Westerns – Part 4 – Demise



Filed under : Film General

The western died out in the early 1980s following the monumental disaster of Heaven’s Gate (1980). Not only did it bring a film studio to its knees financially but it made other studios extremely wary of investing in the genre. The underlying reasons though are not so much about the financial profligacy of the film but the fact the American public did not want to hear the message of the film which washed the country’s dirty linen in public. The Johnson County Wars was a particularly shameful and sensitive subject where the authorities sanctioned the murder of immigrant settlers. The film maker, Michael Cimino, who had had unbridled success with Vietnam film, The Deer Hunter, was given free reign to make a film exposing this dark period of American history. It flopped at the box office. The studio fell and Cimino was ostracised for many years. There is a previous post that goes into more detail.

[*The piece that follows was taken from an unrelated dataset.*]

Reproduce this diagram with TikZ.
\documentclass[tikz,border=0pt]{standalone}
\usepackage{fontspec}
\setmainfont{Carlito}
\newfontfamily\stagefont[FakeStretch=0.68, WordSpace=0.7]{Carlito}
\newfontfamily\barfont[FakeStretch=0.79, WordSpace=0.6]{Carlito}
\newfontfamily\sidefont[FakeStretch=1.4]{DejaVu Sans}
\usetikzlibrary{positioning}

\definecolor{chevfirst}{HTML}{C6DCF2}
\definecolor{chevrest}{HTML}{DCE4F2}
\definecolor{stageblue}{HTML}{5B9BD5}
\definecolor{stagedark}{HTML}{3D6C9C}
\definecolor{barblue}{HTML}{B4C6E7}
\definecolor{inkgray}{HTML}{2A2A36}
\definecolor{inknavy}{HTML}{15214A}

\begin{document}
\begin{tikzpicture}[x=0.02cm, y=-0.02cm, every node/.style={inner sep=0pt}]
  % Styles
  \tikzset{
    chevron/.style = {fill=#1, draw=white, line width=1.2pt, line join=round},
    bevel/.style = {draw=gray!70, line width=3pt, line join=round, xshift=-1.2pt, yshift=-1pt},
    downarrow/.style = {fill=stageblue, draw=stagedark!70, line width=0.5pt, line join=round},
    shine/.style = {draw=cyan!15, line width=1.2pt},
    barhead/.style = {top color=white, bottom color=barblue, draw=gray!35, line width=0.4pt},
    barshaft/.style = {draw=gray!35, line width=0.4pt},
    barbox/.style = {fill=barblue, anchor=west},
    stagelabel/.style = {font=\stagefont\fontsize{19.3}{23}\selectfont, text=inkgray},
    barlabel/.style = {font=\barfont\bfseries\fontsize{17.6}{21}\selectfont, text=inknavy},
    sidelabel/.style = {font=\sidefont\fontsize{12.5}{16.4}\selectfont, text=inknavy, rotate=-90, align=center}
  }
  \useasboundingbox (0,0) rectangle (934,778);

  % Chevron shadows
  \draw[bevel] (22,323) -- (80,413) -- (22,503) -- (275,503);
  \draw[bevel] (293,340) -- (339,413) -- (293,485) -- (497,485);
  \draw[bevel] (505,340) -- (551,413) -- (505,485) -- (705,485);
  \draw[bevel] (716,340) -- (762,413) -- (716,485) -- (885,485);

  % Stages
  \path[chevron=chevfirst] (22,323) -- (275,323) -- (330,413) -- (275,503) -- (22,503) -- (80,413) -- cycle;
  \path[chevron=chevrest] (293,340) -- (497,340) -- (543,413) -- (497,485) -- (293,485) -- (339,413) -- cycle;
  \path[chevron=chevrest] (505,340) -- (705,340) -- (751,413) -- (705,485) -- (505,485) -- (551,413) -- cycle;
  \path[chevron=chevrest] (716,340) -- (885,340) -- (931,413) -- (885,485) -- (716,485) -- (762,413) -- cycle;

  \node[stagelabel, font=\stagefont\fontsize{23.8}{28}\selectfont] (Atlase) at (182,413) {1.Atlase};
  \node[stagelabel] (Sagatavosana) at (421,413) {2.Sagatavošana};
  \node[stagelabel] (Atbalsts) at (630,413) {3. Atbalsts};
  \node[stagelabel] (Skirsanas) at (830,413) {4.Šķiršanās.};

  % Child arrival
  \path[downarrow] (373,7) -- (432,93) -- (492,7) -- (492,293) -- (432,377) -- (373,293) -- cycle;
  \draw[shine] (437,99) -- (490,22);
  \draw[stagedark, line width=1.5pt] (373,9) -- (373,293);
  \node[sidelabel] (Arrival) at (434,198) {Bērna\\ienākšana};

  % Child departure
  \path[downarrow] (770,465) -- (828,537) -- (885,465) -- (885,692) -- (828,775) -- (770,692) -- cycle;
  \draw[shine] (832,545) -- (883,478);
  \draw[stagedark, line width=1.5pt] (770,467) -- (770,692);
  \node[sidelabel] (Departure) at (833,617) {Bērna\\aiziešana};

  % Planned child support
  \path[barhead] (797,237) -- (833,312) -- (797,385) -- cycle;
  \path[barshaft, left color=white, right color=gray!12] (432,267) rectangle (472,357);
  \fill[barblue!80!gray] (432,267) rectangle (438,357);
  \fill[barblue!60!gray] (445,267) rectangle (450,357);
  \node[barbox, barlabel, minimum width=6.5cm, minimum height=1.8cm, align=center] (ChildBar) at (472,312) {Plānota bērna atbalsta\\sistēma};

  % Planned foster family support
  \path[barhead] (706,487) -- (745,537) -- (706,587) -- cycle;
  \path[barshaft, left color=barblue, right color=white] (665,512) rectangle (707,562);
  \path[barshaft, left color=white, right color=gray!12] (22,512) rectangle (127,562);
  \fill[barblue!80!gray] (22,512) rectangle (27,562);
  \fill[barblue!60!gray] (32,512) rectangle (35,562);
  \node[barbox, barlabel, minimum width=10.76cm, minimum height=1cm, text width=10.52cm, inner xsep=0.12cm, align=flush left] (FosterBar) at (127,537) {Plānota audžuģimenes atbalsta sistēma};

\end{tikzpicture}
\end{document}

But it could be argued that this was only the final nail in the coffin of the western at that time. In an attempt to find new story lines, film makers were starting to trawl the later period of the western era. This is when the west was becoming less wild and more civilised and the corporations were beginning to move in. Sam Peckinpah’s The Wild Bunch (1969) was almost an elegy for the old style cowboys who felt the cold hand of progress on them and foreshadowed the demise of the western. They were old misfits in a changing world. The same could be said in many ways for the earlier Butch Cassidy and the Sundance Kid (1969). The march of progress in America caught up with them and they had to move to Bolivia to recreate the old days.

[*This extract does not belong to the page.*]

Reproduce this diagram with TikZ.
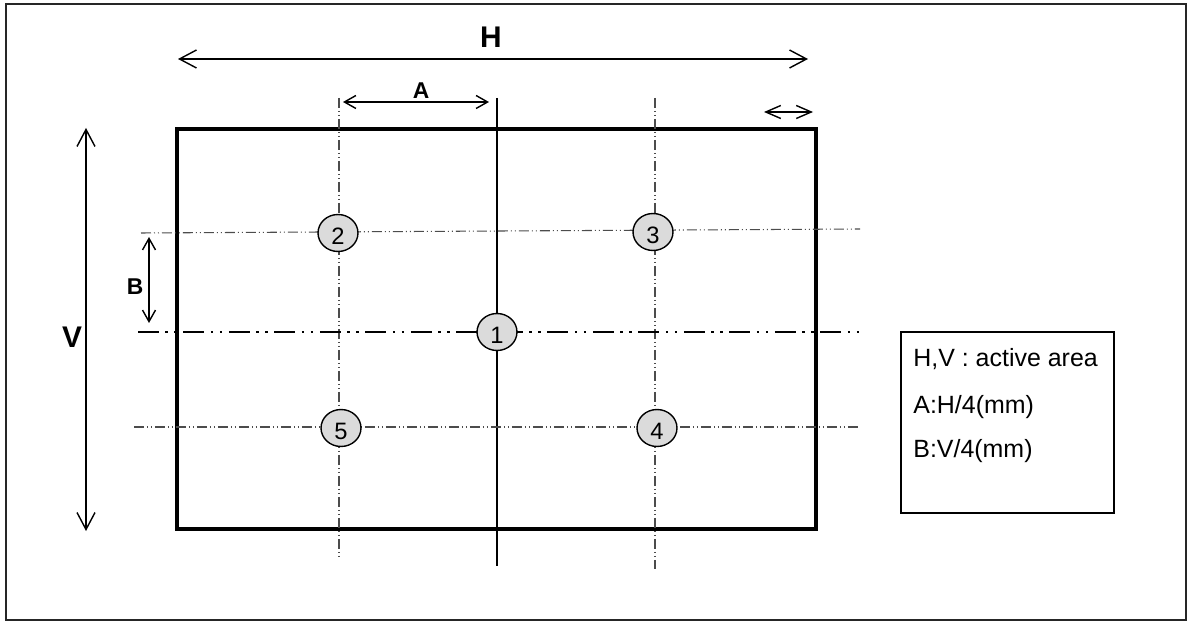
\documentclass[tikz,border=0pt]{standalone}
\usepackage{fontspec}
\setmainfont{Liberation Sans}
\usetikzlibrary{arrows.meta,shapes.geometric}
\tikzset{
  frameline/.style={line width=0.8pt, draw=black!85},
  panel/.style={line width=2pt},
  centreline/.style={line width=1.3pt},
  gridline/.style={line width=0.6pt, draw=black!70, dash pattern=on 0.2cm off 0.06cm on 0.02cm off 0.06cm on 0.02cm off 0.06cm},
  axisline/.style={line width=1.5pt, dash pattern=on 0.42cm off 0.13cm on 0.05cm off 0.13cm on 0.05cm off 0.13cm},
  bigdim/.style={line width=0.8pt, {Straight Barb[length=0.34cm,width=0.36cm]}-{Straight Barb[length=0.34cm,width=0.36cm]}},
  middim/.style={line width=0.8pt, {Straight Barb[length=0.3cm,width=0.26cm]}-{Straight Barb[length=0.3cm,width=0.26cm]}},
  smalldim/.style={line width=0.8pt, {Straight Barb[length=0.23cm,width=0.26cm]}-{Straight Barb[length=0.23cm,width=0.26cm]}},
  spot/.style={ellipse, draw, line width=0.8pt, fill=black!14, minimum width=0.8cm, minimum height=0.74cm, inner sep=0pt, font=\fontsize{13.5}{15}\selectfont, text height=13pt, text depth=0pt},
  dimlabel/.style={font=\bfseries\fontsize{17}{20}\selectfont, inner sep=0pt},
  sublabel/.style={font=\bfseries\fontsize{13}{15}\selectfont, inner sep=0pt},
  legendtext/.style={anchor=base west, inner sep=0pt, font=\fontsize{14.2}{17}\selectfont}
}
\begin{document}
\begin{tikzpicture}[x=0.02cm, y=-0.02cm]
            \useasboundingbox (0,0) rectangle (1192,624);
            \draw[frameline] (6,4) rectangle (1186,620);

            % dimensions
            \draw[bigdim] (178,59) -- (808,59);
            \node[dimlabel] (hlabel) at (491,37) {H};
            \draw[smalldim] (343,102) -- (489,102);
            \node[sublabel] (alabel) at (421,91) {A};
            \draw[middim] (764,112) -- (813,112);
            \draw[bigdim] (86,128) -- (86,531);
            \node[dimlabel] (vlabel) at (72,337) {V};
            \draw[smalldim] (149,237) -- (149,323);
            \node[sublabel] (blabel) at (135,287) {B};

            % active area and grid
            \draw[panel] (177,129) rectangle (816,529);
            \draw[gridline] (339,98) -- (339,559);
            \draw[gridline] (655,98) -- (655,569);
            \draw[centreline] (497,98) -- (497,566);
            \draw[gridline] (141,233) -- (860,229);
            \draw[gridline] (134,427) -- (858,427);
            \draw[axisline] (138,332) -- (861,332);

            \node[spot] (spot1) at (497,332) {1};
            \node[spot] (spot2) at (338,233) {2};
            \node[spot] (spot3) at (653,232) {3};
            \node[spot] (spot4) at (657,428) {4};
            \node[spot] (spot5) at (341,428) {5};

            % legend
            \draw[line width=0.8pt] (901,332) rectangle (1114,513);
            \node[legendtext] (legend1) at (913,367) {H,V : active area};
            \node[legendtext] (legend2) at (913,413) {A:H/4(mm)};
            \node[legendtext] (legend3) at (913,457) {B:V/4(mm)};
        \end{tikzpicture}
\end{document}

The Missouri Breaks (1976) provided another downbeat addition to the genre albeit a quirky battle of the acting egoes that were Jack Nicholson and Marlon Brando. The tale has similarities to the later Tom Horn in that a “regulator”, Marlon Brando, is hired by a wealthy and sophisticated rancher to deter rustlers. Tom Horn (1980) starring Steve McQueen as the titular lead encapsulates this downbeat fall of the western empire. His character is an old style cowboy turned “regulator” of rustlers who eventually falls foul of the new power in the land – big business. Hollywood was providing its own epitaph for the western.

Heaven’s Gate was just the clincher and it would be nearly a decade before another significant western would be made.